Eu sei é que gostava de lá ver o Manuel Pizarro. Acho que Manuel Pizarro tem um potencial de afirmação da região no Parlamento Europeu suficientemente forte para justificar a sua presença na lista e acho que estes anos de Francisco Assis no Parlamento Europeu podem projetá-lo para outro tipo de desafios que já não passam pelo Parlamento Europeu. 

Que outros projetos? 

Vi-o tão envolvido nas questões nacionais que pode participar em inúmeras atividades, desde o Governo, se o António Costa quiser, a outros desafios académicos ou outros. Acho que Francisco Assis não terá um problema de empregabilidade.

Quem é que gostaria de ver como cabeça de lista nas Europeias?

Provavelmente algumas pessoas que eu gostaria de ver como cabeça de lista não o podem ser. Veja o trabalho magnífico de Elisa Ferreira  no Parlamento Europeu.

Está no Banco de Portugal. Agora seria impossível…

Agora é impossível. Acho que não seria muito cordial estar aqui a dizer nomes à sorte. O que digo é que o Manuel Pizarro tem suficiente peso político e provas dadas para justificar integrar a lista nas eleições europeias.

E qual seria um bom resultado nas europeias?

Os bons resultados são sempre a maioria absoluta. 

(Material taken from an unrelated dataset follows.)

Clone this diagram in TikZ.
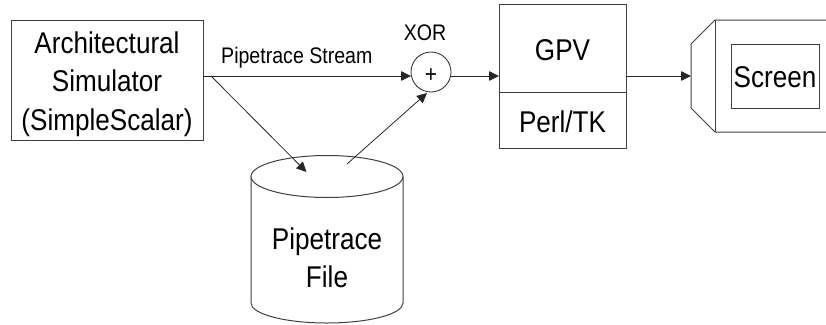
\documentclass[tikz,border=0pt]{standalone}
\usepackage{fontspec}
\setmainfont[FakeStretch=0.87]{Liberation Sans}
\usepackage{tikz}
\usetikzlibrary{positioning, arrows.meta}

\tikzset{
    blockbox/.style={draw=black!75, line width=1pt, anchor=north west, inner sep=0pt},
    boxline/.style={draw=black!75, line width=1pt},
    flow/.style={-{Triangle[length=10pt,width=9.5pt]}, line width=0.8pt, black!85},
    biglabel/.style={font=\fontsize{30}{38.3}\selectfont, align=center, inner sep=0pt},
    smalllabel/.style={font=\fontsize{22.5}{27}\selectfont, inner sep=0pt}
}

\begin{document}
\begin{tikzpicture}[x=1pt, y=-1pt]
    \useasboundingbox (0,0) rectangle (826,324);

    % Simulator
    \node[blockbox, minimum width=192pt, minimum height=120pt] (sim) at (11,20) {};
    \node[biglabel] (simlabel) at (107,84) {Architectural\\Simulator\\(SimpleScalar)};

    % XOR
    \node[draw=black!85, line width=0.8pt, circle, minimum size=40pt, inner sep=0pt] (xor) at (431,72) {};
    \node[smalllabel] (plus) at (431,76) {\fontsize{24}{27}\selectfont +};
    \node[smalllabel, anchor=base] (xorlabel) at (425,40) {XOR};
    \coordinate (xorin) at (411,76);
    \coordinate (xorout) at (451,76);
    \coordinate (xorlow) at (427,93);

    % Viewer
    \node[blockbox, minimum width=127pt, minimum height=88pt] (gpv) at (499,4) {};
    \node[biglabel, anchor=base] (gpvlabel) at (562.5,60) {GPV};
    \node[blockbox, minimum width=127pt, minimum height=56pt] (perl) at (499,92) {};
    \node[biglabel, anchor=base] (perllabel) at (562.5,132.5) {Perl/TK};
    \coordinate (gpvin) at (499,76);
    \coordinate (gpvout) at (626,76);

    % File
    \draw[boxline] (251,176.5) -- (251,303) arc[start angle=180, end angle=360, x radius=76, y radius=-20] -- (403,176.5);
    \draw[boxline, fill=white] (327,176.5) ellipse (76 and 21);
    \node[biglabel] (file) at (327,257.5) {Pipetrace\\File};
    \coordinate (filein) at (306.5,172);
    \coordinate (fileout) at (347,164);

    % Screen
    \draw[boxline] (826,20) -- (715,20) -- (691,44) -- (691,108) -- (715,132) -- (826,132);
    \draw[boxline] (715,20) -- (715,132);
    \node[blockbox, minimum width=88pt, minimum height=64pt] (screen) at (731,44) {};
    \node[biglabel] (screenlabel) at (775,77) {Screen};
    \coordinate (screenin) at (691,76);

    % Connectors
    \coordinate (simout) at (203,76);
    \coordinate (branch) at (211,76);
    \draw[flow] (simout) -- (xorin);
    \node[smalllabel, anchor=base west] (stream) at (221,63.3) {Pipetrace Stream};
    \draw[flow] (branch) -- (filein);
    \draw[flow] (fileout) -- (xorlow);
    \draw[flow] (xorout) -- (gpvin);
    \draw[flow] (gpvout) -- (screenin);
\end{tikzpicture}
\end{document}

Tal como nas legislativas?

Quem vai a eleições quer ganhar. Eu não tenho a noção de que ganhar com maioria absoluta signifique ignorar todos os outros. Eu ganhei com 61% e tenho nos vereadores da Câmara Municipal de Gaia três sensibilidades: PS, ex- PSD e independentes. A confusão que se estabelece é a de saber se maioria absoluta é poder absoluto. E não é. Podemos ter um primeiro-ministro com maioria absoluta a dialogar e a integrar sensibilidades político-partidárias.  Acho que é muito confortável pedir maioria absoluta.  

Seria muito confortável que o PS também pedisse maioria absoluta nas legislativas?

Eu pediria maioria absoluta e seria muito justo que os cidadãos dessem esta maioria absoluta ao PS, mas percebo que António Costa pense de maneira diferente e aceito perfeitamente.

Vai concorrer a um terceiro mandato à autarquia de Gaia?

Seria hipócrita se não dissesse que está nos meus horizontes a concretização de doze anos de mandato. Preferia que fossem dez, porque defendo dois mandatos de cinco anos cada.

Isso pressupõe uma revisão constitucional?

Pressupunha uma revisão constitucional e uma alteração à lei eleitoral, mas penso que seria uma daquelas revisões cirúrgicas. Os mandatos de cinco anos estenderiam o tempo de gestão e permitiriam adequar melhor a gestão autárquica do ponto de vista financeiro, ao quadro comunitário e aos desafios que temos em Gaia ou em outro sítio qualquer. Mas sim, voltando à questão, eu tenho na minha perspetiva cumprir os doze anos. 

O seu antigo adjunto diz que foi vítima de ‘tentativa de assassinato de caráter’. Este processo com o seu ex-adjunto afetou-o?

Afetou-me do ponto de vista pessoal. Quando lidamos com uma pessoa de peito aberto e, depois, percebemos que temos um traidor no nosso próprio gabinete, ficamos inevitavelmente tristes, amargurados. Felizmente que ainda fui a tempo de percecionar o que estava ali em jogo. Que era muito mais do que uma forma desorganizada de comportamento. Era uma estratégia política para criar as condições para me tentar derrubar.  Só me pode criticar por lhe ter chamado uns nomes. Significa que a minha atividade na câmara foi de absoluta lisura.